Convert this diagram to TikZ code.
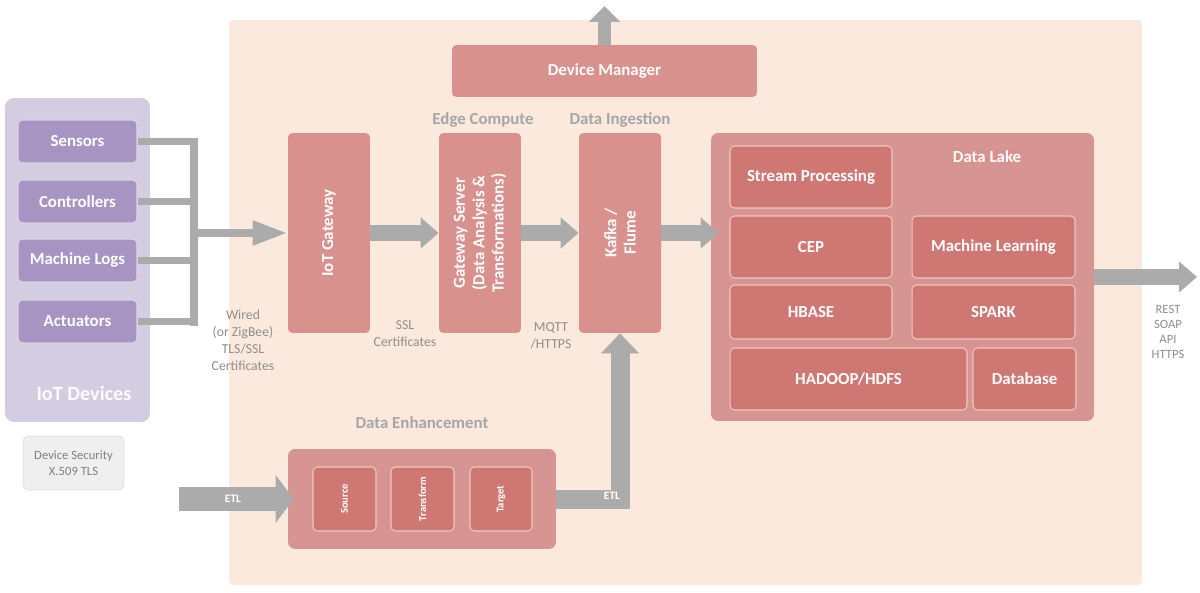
\documentclass[tikz,border=0pt]{standalone}
\usepackage{fontspec}
\setmainfont{Carlito}
\usepackage{xcolor}
\usepackage{tikz}
\usetikzlibrary{arrows.meta}

\definecolor{peach}{HTML}{FCE9DD}
\definecolor{lavender}{HTML}{D4CCE0}
\definecolor{devpurple}{HTML}{A894C2}
\definecolor{devline}{HTML}{DCD4E8}
\definecolor{salmon}{HTML}{D8918D}
\definecolor{lakefill}{HTML}{D69592}
\definecolor{lakeinner}{HTML}{CF7773}
\definecolor{innerline}{HTML}{F2C6BE}
\definecolor{arrowgray}{HTML}{ABABAB}
\definecolor{headgray}{HTML}{A6A6A6}
\definecolor{notegray}{HTML}{8E8E8E}
\definecolor{secfill}{HTML}{EFEFEF}

\tikzset{
    box/.style={fill=salmon,rounded corners=2.5pt,inner sep=0pt,text=white,
        font=\bfseries\fontsize{9.6}{11}\selectfont,align=center},
    lakebox/.style={box,fill=lakeinner,draw=innerline,line width=0.6pt},
    devbox/.style={box,fill=devpurple,draw=devline,line width=0.6pt,
        minimum width=2.38cm,minimum height=0.86cm},
    vlabel/.style={rotate=90,text=white,align=center,
        font=\bfseries\fontsize{9.6}{11}\selectfont},
    slabel/.style={vlabel,font=\bfseries\fontsize{6}{7}\selectfont},
    heading/.style={text=headgray,font=\bfseries\fontsize{9.6}{11}\selectfont},
    note/.style={text=notegray,align=center,font=\fontsize{7.8}{9.6}\selectfont},
    busline/.style={draw=arrowgray,line width=0.14cm},
    busarrow/.style={draw=arrowgray,line width=0.16cm,
        -{Triangle[width=0.46cm,length=0.7cm]}},
    fatarrow/.style={draw=arrowgray,line width=0.32cm,
        -{Triangle[width=0.6cm,length=0.36cm]}},
    etlarrow/.style={draw=arrowgray,line width=0.48cm,
        -{Triangle[width=0.94cm,length=0.36cm]}},
    etltext/.style={text=white,font=\bfseries\fontsize{6.5}{8}\selectfont}
}

\begin{document}
\begin{tikzpicture}[x=0.02cm,y=-0.02cm]
    \useasboundingbox (0,0) rectangle (1200,592);
    \node[fill=peach,rounded corners=2pt,minimum width=18.26cm,minimum height=11.3cm] (bg) at (685.5,302.5) {};

    \node[fill=lavender,rounded corners=5pt,minimum width=2.9cm,minimum height=6.48cm] (iotdev) at (77.5,260) {};
    \node[devbox] (sens) at (77.5,141.5) {Sensors};
    \node[devbox] (ctrl) at (77.5,201.5) {Controllers};
    \node[devbox] (mlog) at (77.5,260.5) {Machine Logs};
    \node[devbox] (act) at (77.5,321.5) {Actuators};
    \node[text=white!94!lavender,font=\bfseries\fontsize{11.5}{13}\selectfont] (iotlbl) at (84,393) {IoT Devices};
    \node[fill=secfill,draw=black!13,rounded corners=3pt,minimum width=2.02cm,minimum height=1.08cm,
        note,text=black!50,font=\fontsize{7.2}{9}\selectfont] (devsec) at (73.5,463) {Device Security\\X.509 TLS};

    \node[box,minimum width=1.64cm,minimum height=4cm,
        label={[vlabel]center:IoT Gateway}] (gate) at (329,233) {};
    \node[box,minimum width=1.64cm,minimum height=4cm,
        label={[vlabel]center:Gateway Server\\(Data Analysis \&\\Transformations)}] (gsrv) at (480,233) {};
    \node[box,minimum width=1.64cm,minimum height=4cm,
        label={[vlabel]center:Kafka /\\Flume}] (kafka) at (620,233) {};
    \node[heading] (edgelbl) at (483,120) {Edge Compute};
    \node[heading] (inglbl) at (620,120) {Data Ingestion};
    \node[box,minimum width=6.1cm,minimum height=1.04cm] (devmgr) at (604.5,71) {Device Manager};

    \node[box,fill=lakefill,rounded corners=4pt,minimum width=7.66cm,minimum height=5.76cm] (lake) at (902.5,277) {};
    \node[box] (lakelbl) at (987,157) {Data Lake};
    \node[lakebox,minimum width=3.24cm,minimum height=1.24cm] (stream) at (811,177) {Stream Processing};
    \node[lakebox,minimum width=3.24cm,minimum height=1.24cm] (cep) at (811,247) {CEP};
    \node[lakebox,minimum width=3.26cm,minimum height=1.24cm] (mlearn) at (993.5,247) {Machine Learning};
    \node[lakebox,minimum width=3.24cm,minimum height=1.08cm] (hbase) at (811,312) {HBASE};
    \node[lakebox,minimum width=3.26cm,minimum height=1.08cm] (spark) at (993.5,312) {SPARK};
    \node[lakebox,minimum width=4.74cm,minimum height=1.24cm] (hadoop) at (848.5,379) {HADOOP/HDFS};
    \node[lakebox,minimum width=2.06cm,minimum height=1.24cm] (dbase) at (1024.5,379) {Database};

    \node[heading] (dehlbl) at (422,423) {Data Enhancement};
    \node[box,fill=lakefill,rounded corners=4pt,minimum width=5.36cm,minimum height=2cm] (deh) at (422,499) {};
    \node[lakebox,minimum width=1.26cm,minimum height=1.28cm,
        label={[slabel]center:Source}] (src) at (344.5,499) {};
    \node[lakebox,minimum width=1.26cm,minimum height=1.28cm,
        label={[slabel]center:Transform}] (trf) at (422.5,499) {};
    \node[lakebox,minimum width=1.24cm,minimum height=1.28cm,
        label={[slabel]center:Target}] (tgt) at (501,499) {};

    \node[note] (wired) at (243,340) {Wired\\(or ZigBee)\\TLS/SSL\\Certificates};
    \node[note] (ssl) at (405,334) {SSL\\Certificates};
    \node[note] (mqtt) at (551,336) {MQTT\\/HTTPS};
    \node[note,font=\fontsize{7.2}{8.7}\selectfont] (rest) at (1168,332) {REST\\SOAP\\API\\HTTPS};

    \coordinate (bus) at (194,233);
    \coordinate (mgrout) at (604.5,6);
    \coordinate (api) at (1197,277);
    \coordinate (etlin) at (179,499);

    \foreach \d in {sens,ctrl,mlog,act}
        \draw[busline] (\d.east) -- (\d.east -| bus);
    \draw[busline,line width=0.16cm,line cap=rect] (bus |- sens.east) -- (bus |- act.east);
    \draw[busarrow] (bus) -- (gate.west);
    \draw[fatarrow] (gate.east) -- (gsrv.west);
    \draw[fatarrow] (gsrv.east) -- (kafka.west);
    \draw[fatarrow] (kafka.east) -- ([xshift=0.16cm]kafka.east -| lake.west);
    \draw[fatarrow] (lake.east) -- (api);
    \draw[fatarrow,line width=0.27cm,-{Triangle[width=0.62cm,length=0.32cm]}] (devmgr.north) -- (mgrout);
    \draw[etlarrow] (etlin) -- ([xshift=0.12cm]deh.west);
    \draw[fatarrow,line width=0.38cm,-{Triangle[width=0.74cm,length=0.4cm]}] (deh.east) -| (kafka.south);
    \node[etltext] (etlinlbl) at (233,499) {ETL};
    \node[etltext] (etloutlbl) at (612,496) {ETL};
\end{tikzpicture}
\end{document}
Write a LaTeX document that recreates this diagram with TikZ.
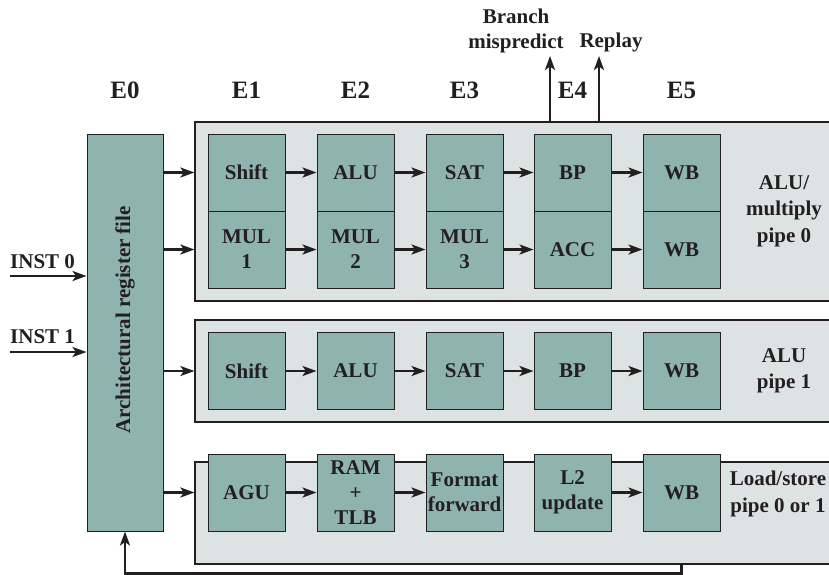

• Goal:
Transcribe every record above exactly as written, leaving out any pictures.

• Task output:
Convert this diagram to TikZ code.
\documentclass[tikz,border=0pt]{standalone}
\usepackage{fontspec}
\setmainfont{Carlito}
\usepackage{xcolor}
\usepackage{tikz}
\usetikzlibrary{arrows.meta}

\definecolor{peach}{HTML}{FCE9DD}
\definecolor{lavender}{HTML}{D4CCE0}
\definecolor{devpurple}{HTML}{A894C2}
\definecolor{devline}{HTML}{DCD4E8}
\definecolor{salmon}{HTML}{D8918D}
\definecolor{lakefill}{HTML}{D69592}
\definecolor{lakeinner}{HTML}{CF7773}
\definecolor{innerline}{HTML}{F2C6BE}
\definecolor{arrowgray}{HTML}{ABABAB}
\definecolor{headgray}{HTML}{A6A6A6}
\definecolor{notegray}{HTML}{8E8E8E}
\definecolor{secfill}{HTML}{EFEFEF}

\tikzset{
    box/.style={fill=salmon,rounded corners=2.5pt,inner sep=0pt,text=white,
        font=\bfseries\fontsize{9.6}{11}\selectfont,align=center},
    lakebox/.style={box,fill=lakeinner,draw=innerline,line width=0.6pt},
    devbox/.style={box,fill=devpurple,draw=devline,line width=0.6pt,
        minimum width=2.38cm,minimum height=0.86cm},
    vlabel/.style={rotate=90,text=white,align=center,
        font=\bfseries\fontsize{9.6}{11}\selectfont},
    slabel/.style={vlabel,font=\bfseries\fontsize{6}{7}\selectfont},
    heading/.style={text=headgray,font=\bfseries\fontsize{9.6}{11}\selectfont},
    note/.style={text=notegray,align=center,font=\fontsize{7.8}{9.6}\selectfont},
    busline/.style={draw=arrowgray,line width=0.14cm},
    busarrow/.style={draw=arrowgray,line width=0.16cm,
        -{Triangle[width=0.46cm,length=0.7cm]}},
    fatarrow/.style={draw=arrowgray,line width=0.32cm,
        -{Triangle[width=0.6cm,length=0.36cm]}},
    etlarrow/.style={draw=arrowgray,line width=0.48cm,
        -{Triangle[width=0.94cm,length=0.36cm]}},
    etltext/.style={text=white,font=\bfseries\fontsize{6.5}{8}\selectfont}
}

\begin{document}
\begin{tikzpicture}[x=0.02cm,y=-0.02cm]
    \useasboundingbox (0,0) rectangle (1200,592);
    \node[fill=peach,rounded corners=2pt,minimum width=18.26cm,minimum height=11.3cm] (bg) at (685.5,302.5) {};

    \node[fill=lavender,rounded corners=5pt,minimum width=2.9cm,minimum height=6.48cm] (iotdev) at (77.5,260) {};
    \node[devbox] (sens) at (77.5,141.5) {Sensors};
    \node[devbox] (ctrl) at (77.5,201.5) {Controllers};
    \node[devbox] (mlog) at (77.5,260.5) {Machine Logs};
    \node[devbox] (act) at (77.5,321.5) {Actuators};
    \node[text=white!94!lavender,font=\bfseries\fontsize{11.5}{13}\selectfont] (iotlbl) at (84,393) {IoT Devices};
    \node[fill=secfill,draw=black!13,rounded corners=3pt,minimum width=2.02cm,minimum height=1.08cm,
        note,text=black!50,font=\fontsize{7.2}{9}\selectfont] (devsec) at (73.5,463) {Device Security\\X.509 TLS};

    \node[box,minimum width=1.64cm,minimum height=4cm,
        label={[vlabel]center:IoT Gateway}] (gate) at (329,233) {};
    \node[box,minimum width=1.64cm,minimum height=4cm,
        label={[vlabel]center:Gateway Server\\(Data Analysis \&\\Transformations)}] (gsrv) at (480,233) {};
    \node[box,minimum width=1.64cm,minimum height=4cm,
        label={[vlabel]center:Kafka /\\Flume}] (kafka) at (620,233) {};
    \node[heading] (edgelbl) at (483,120) {Edge Compute};
    \node[heading] (inglbl) at (620,120) {Data Ingestion};
    \node[box,minimum width=6.1cm,minimum height=1.04cm] (devmgr) at (604.5,71) {Device Manager};

    \node[box,fill=lakefill,rounded corners=4pt,minimum width=7.66cm,minimum height=5.76cm] (lake) at (902.5,277) {};
    \node[box] (lakelbl) at (987,157) {Data Lake};
    \node[lakebox,minimum width=3.24cm,minimum height=1.24cm] (stream) at (811,177) {Stream Processing};
    \node[lakebox,minimum width=3.24cm,minimum height=1.24cm] (cep) at (811,247) {CEP};
    \node[lakebox,minimum width=3.26cm,minimum height=1.24cm] (mlearn) at (993.5,247) {Machine Learning};
    \node[lakebox,minimum width=3.24cm,minimum height=1.08cm] (hbase) at (811,312) {HBASE};
    \node[lakebox,minimum width=3.26cm,minimum height=1.08cm] (spark) at (993.5,312) {SPARK};
    \node[lakebox,minimum width=4.74cm,minimum height=1.24cm] (hadoop) at (848.5,379) {HADOOP/HDFS};
    \node[lakebox,minimum width=2.06cm,minimum height=1.24cm] (dbase) at (1024.5,379) {Database};

    \node[heading] (dehlbl) at (422,423) {Data Enhancement};
    \node[box,fill=lakefill,rounded corners=4pt,minimum width=5.36cm,minimum height=2cm] (deh) at (422,499) {};
    \node[lakebox,minimum width=1.26cm,minimum height=1.28cm,
        label={[slabel]center:Source}] (src) at (344.5,499) {};
    \node[lakebox,minimum width=1.26cm,minimum height=1.28cm,
        label={[slabel]center:Transform}] (trf) at (422.5,499) {};
    \node[lakebox,minimum width=1.24cm,minimum height=1.28cm,
        label={[slabel]center:Target}] (tgt) at (501,499) {};

    \node[note] (wired) at (243,340) {Wired\\(or ZigBee)\\TLS/SSL\\Certificates};
    \node[note] (ssl) at (405,334) {SSL\\Certificates};
    \node[note] (mqtt) at (551,336) {MQTT\\/HTTPS};
    \node[note,font=\fontsize{7.2}{8.7}\selectfont] (rest) at (1168,332) {REST\\SOAP\\API\\HTTPS};

    \coordinate (bus) at (194,233);
    \coordinate (mgrout) at (604.5,6);
    \coordinate (api) at (1197,277);
    \coordinate (etlin) at (179,499);

    \foreach \d in {sens,ctrl,mlog,act}
        \draw[busline] (\d.east) -- (\d.east -| bus);
    \draw[busline,line width=0.16cm,line cap=rect] (bus |- sens.east) -- (bus |- act.east);
    \draw[busarrow] (bus) -- (gate.west);
    \draw[fatarrow] (gate.east) -- (gsrv.west);
    \draw[fatarrow] (gsrv.east) -- (kafka.west);
    \draw[fatarrow] (kafka.east) -- ([xshift=0.16cm]kafka.east -| lake.west);
    \draw[fatarrow] (lake.east) -- (api);
    \draw[fatarrow,line width=0.27cm,-{Triangle[width=0.62cm,length=0.32cm]}] (devmgr.north) -- (mgrout);
    \draw[etlarrow] (etlin) -- ([xshift=0.12cm]deh.west);
    \draw[fatarrow,line width=0.38cm,-{Triangle[width=0.74cm,length=0.4cm]}] (deh.east) -| (kafka.south);
    \node[etltext] (etlinlbl) at (233,499) {ETL};
    \node[etltext] (etloutlbl) at (612,496) {ETL};
\end{tikzpicture}
\end{document}
Write a LaTeX document that recreates this diagram with TikZ.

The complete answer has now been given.